**PROMPT**
Check each line of the entries below for the string "this"; copy every line where it appears.

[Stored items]

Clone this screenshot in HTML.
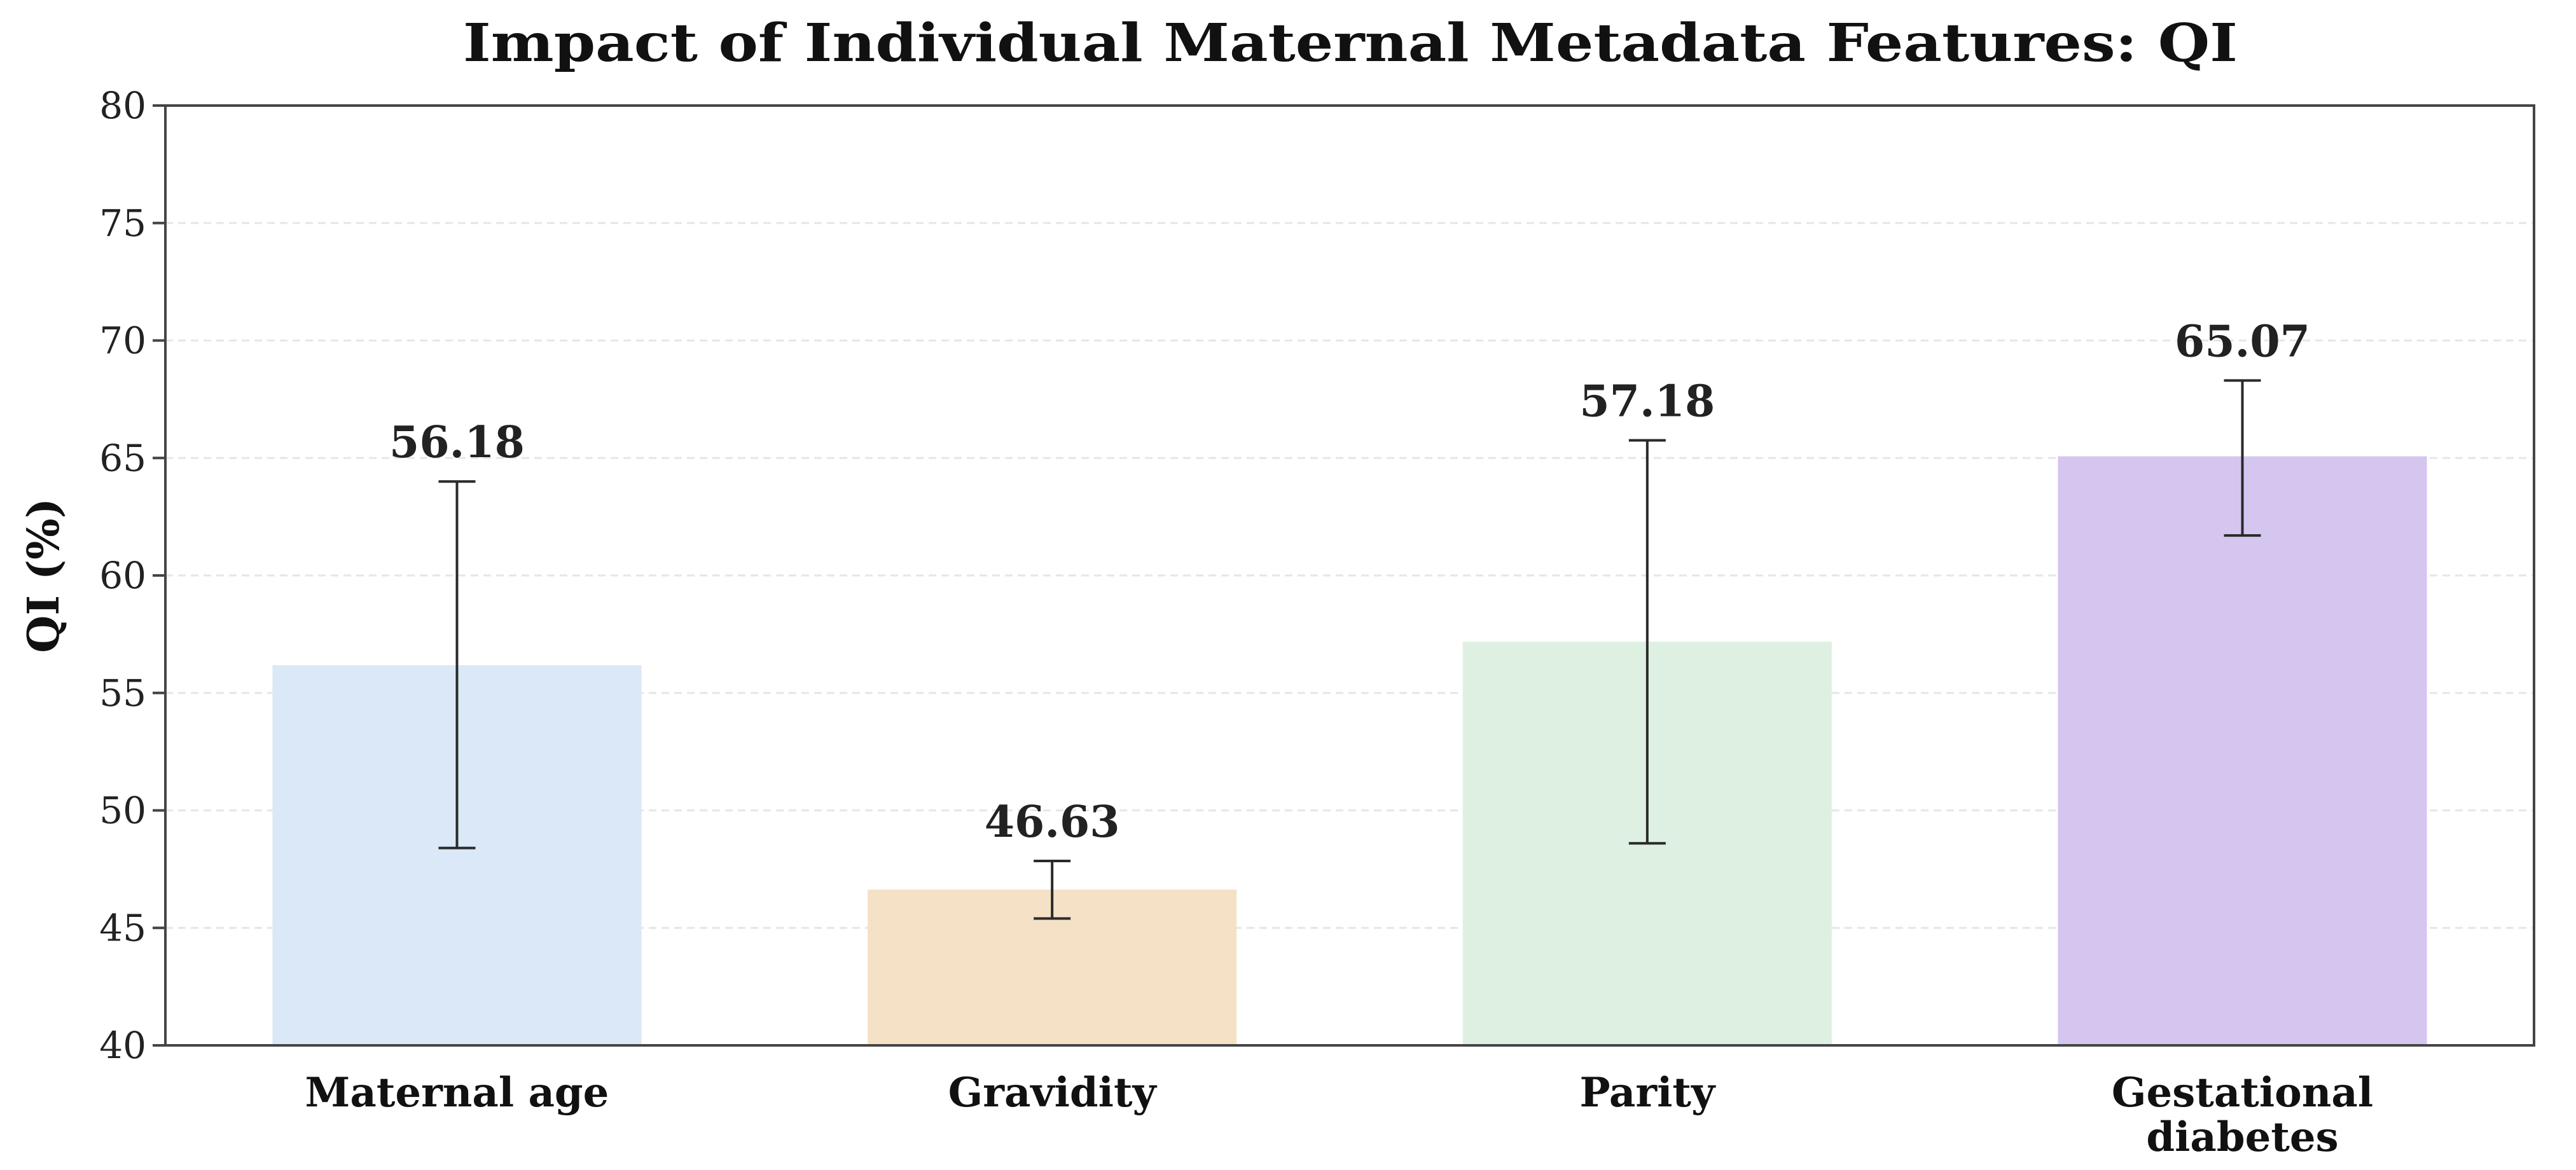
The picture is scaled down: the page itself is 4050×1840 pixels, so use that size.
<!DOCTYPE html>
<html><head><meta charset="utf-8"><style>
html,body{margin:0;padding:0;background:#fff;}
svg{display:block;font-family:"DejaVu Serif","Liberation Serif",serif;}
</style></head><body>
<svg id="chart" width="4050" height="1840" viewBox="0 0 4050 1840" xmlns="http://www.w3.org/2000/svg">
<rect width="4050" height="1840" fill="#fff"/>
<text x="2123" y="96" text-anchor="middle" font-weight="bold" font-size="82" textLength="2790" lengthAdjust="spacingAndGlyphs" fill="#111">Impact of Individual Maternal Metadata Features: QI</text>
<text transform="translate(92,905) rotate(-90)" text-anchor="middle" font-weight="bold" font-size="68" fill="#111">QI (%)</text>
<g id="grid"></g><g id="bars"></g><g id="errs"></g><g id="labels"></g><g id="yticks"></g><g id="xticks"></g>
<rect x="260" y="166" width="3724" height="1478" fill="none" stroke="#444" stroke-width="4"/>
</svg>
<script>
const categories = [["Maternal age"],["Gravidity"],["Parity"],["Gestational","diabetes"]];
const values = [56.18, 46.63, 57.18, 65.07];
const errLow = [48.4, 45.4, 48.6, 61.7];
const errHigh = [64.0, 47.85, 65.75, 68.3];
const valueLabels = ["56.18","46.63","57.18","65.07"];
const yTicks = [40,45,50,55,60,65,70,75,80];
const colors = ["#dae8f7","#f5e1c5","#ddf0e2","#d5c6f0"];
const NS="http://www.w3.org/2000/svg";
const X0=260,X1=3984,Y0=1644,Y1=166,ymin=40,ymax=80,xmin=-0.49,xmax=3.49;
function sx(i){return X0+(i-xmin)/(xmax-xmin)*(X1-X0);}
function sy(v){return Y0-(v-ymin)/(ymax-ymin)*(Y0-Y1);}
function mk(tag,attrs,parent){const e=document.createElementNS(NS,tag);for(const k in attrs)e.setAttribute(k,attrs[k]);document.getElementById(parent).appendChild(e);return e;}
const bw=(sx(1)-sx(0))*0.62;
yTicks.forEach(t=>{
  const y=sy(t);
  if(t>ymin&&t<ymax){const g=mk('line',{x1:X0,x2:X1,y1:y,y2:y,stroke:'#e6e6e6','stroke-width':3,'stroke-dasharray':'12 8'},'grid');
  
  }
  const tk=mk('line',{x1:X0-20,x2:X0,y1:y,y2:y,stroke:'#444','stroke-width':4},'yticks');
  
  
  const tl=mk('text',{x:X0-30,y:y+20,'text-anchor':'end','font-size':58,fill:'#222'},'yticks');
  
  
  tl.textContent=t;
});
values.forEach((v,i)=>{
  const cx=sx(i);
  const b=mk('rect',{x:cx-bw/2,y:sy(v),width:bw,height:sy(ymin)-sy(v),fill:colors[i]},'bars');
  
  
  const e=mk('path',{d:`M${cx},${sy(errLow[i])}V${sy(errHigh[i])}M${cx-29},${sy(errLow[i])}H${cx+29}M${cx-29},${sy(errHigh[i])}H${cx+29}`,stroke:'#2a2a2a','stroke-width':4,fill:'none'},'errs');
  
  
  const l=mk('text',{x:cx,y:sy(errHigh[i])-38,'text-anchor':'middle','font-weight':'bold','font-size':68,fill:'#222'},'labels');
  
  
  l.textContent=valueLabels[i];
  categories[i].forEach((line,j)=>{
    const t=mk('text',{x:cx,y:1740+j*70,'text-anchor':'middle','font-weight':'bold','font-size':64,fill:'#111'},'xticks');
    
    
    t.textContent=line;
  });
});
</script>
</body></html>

...

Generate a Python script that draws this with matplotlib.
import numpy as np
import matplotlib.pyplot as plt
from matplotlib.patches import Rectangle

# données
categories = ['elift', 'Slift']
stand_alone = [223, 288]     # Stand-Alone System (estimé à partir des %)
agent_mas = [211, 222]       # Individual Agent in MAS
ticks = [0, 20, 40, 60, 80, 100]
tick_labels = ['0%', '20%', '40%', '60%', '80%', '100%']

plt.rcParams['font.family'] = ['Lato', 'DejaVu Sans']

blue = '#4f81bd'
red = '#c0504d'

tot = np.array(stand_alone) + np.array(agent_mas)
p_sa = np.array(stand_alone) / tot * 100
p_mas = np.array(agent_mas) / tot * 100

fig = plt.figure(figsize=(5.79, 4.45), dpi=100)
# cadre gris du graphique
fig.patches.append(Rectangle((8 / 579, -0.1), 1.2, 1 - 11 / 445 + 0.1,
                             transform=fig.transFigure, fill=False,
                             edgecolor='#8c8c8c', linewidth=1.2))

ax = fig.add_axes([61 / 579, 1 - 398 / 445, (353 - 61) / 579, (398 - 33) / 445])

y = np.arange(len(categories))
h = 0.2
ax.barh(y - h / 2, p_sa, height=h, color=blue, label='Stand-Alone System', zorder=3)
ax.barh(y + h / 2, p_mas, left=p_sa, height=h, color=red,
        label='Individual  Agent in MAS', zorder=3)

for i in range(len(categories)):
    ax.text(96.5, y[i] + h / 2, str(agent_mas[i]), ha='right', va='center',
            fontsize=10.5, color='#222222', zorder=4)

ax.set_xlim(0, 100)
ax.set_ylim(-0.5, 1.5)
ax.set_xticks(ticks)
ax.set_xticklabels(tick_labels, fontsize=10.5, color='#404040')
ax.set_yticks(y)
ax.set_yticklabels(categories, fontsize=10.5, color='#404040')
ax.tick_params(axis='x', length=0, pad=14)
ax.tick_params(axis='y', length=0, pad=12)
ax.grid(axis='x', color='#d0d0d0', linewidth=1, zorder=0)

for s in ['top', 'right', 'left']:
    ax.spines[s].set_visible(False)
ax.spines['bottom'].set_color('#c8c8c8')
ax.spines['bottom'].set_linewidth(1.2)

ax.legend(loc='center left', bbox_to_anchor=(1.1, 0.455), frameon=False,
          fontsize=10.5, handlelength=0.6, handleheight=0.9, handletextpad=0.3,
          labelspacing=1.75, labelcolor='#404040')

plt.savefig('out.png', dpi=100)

**RESULT OF THE TASK**
Clone this screenshot in HTML.
Generate a Python script that draws this with matplotlib.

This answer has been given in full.